Author Biography

Dr. Audrey Guinchard, Senior Lecturer in Law (2009–Present), joined the University of Essex (UK) in October 2000 and is the co-director of the double degree LLB English and French Laws with Master 1/Maîtrise. She has a Licence en droit, an LL.M., and a Ph.D. in criminal law from the University of Jean Moulin (Lyon, France). Her current research focuses on crime and the virtual world as a starting point for a broader perspective on criminal law's ability to adapt to new technologies. In 2010, she was a visiting fellow at the Centre for Research in Arts, Social Sciences and Humanities (CRASSH) in Cambridge as part of the program on The Future University. Bringing a comparative law perspective to bear on criminal law issues, she published notably on hate crimes and on the concept of criminal charges regarding financial services, both in French and in English.




Most of the actions that fall under the trilogy of cyber crime, terrorism,
and war exploit pre-existing weaknesses in the underlying technology.
Because these vulnerabilities that exist in the network are not themselves
illegal, they tend to be overlooked in the debate on cyber security. A UK
report on the cost of cyber crime illustrates this approach. Its authors
chose to exclude from their analysis the costs in anticipation of cyber
crime, such as insurance costs and the costs of purchasing anti-virus software on the basis that "these are likely to be factored into normal dayto-
day expenditures for the Government, businesses, and individuals.

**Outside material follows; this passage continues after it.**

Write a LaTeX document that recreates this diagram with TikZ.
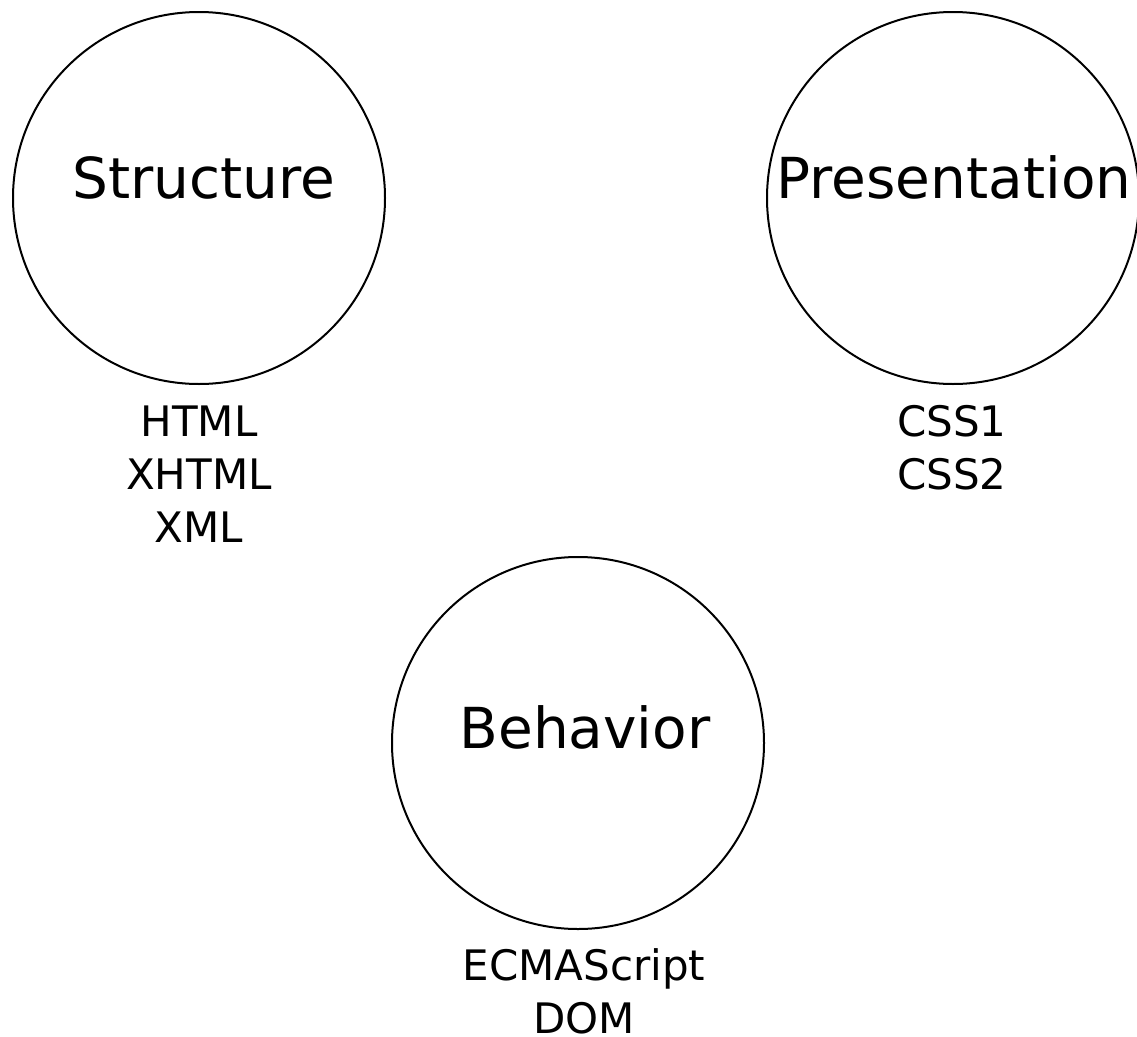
\documentclass[tikz,border=0pt]{standalone}
\usepackage{fontspec}
\setmainfont{DejaVu Sans}
\begin{document}
\begin{tikzpicture}[x=1pt,y=-1pt,
  ring/.style={circle,draw,line width=2pt,minimum size=372pt,inner sep=0pt},
  bigtxt/.style={anchor=base,inner sep=0pt,font=\fontsize{56.5}{66}\selectfont},
  smalltxt/.style={anchor=base,inner sep=0pt,font=\fontsize{42}{54}\selectfont}]
\useasboundingbox (0,0) rectangle (1137,1036);
\node[ring] (s) at (199,198) {};
\node[ring] (p) at (953,198) {};
\node[ring] (b) at (578,743) {};
\node[bigtxt] (st) at (204,198) {Structure};
\node[bigtxt] (pt) at (954,198) {Presentation};
\node[bigtxt] (bt) at (585,748) {Behavior};
\node[smalltxt] (s1) at (199,436) {HTML};
\node[smalltxt] (s2) at (199,489) {XHTML};
\node[smalltxt] (s3) at (199,542) {XML};
\node[smalltxt] (p1) at (952,436) {CSS1};
\node[smalltxt] (p2) at (952,489) {CSS2};
\node[smalltxt] (b1) at (584,980) {ECMAScript};
\node[smalltxt] (b2) at (584,1033) {DOM};
\end{tikzpicture}
\end{document}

This article contends if these costs had been quantified and integrated
into the cost of cyber crime, then the analysis would have revealed that
what matters is not so much cyber crime, but the fertile terrain of vulnerabilities that unleash a range of possibilities to whomever wishes to
exploit them. By downplaying the vulnerabilities, the threats represented
by cyber war, cyber terrorism, and cyber crime are conversely inflated.
Therefore, reassessing risk as a strategy for security in cyberspace must
include acknowledgment of understated vulnerabilities, as well as a better
distributed knowledge about the nature and character of the overhyped
threats of cyber crime, cyber terrorism, and cyber war.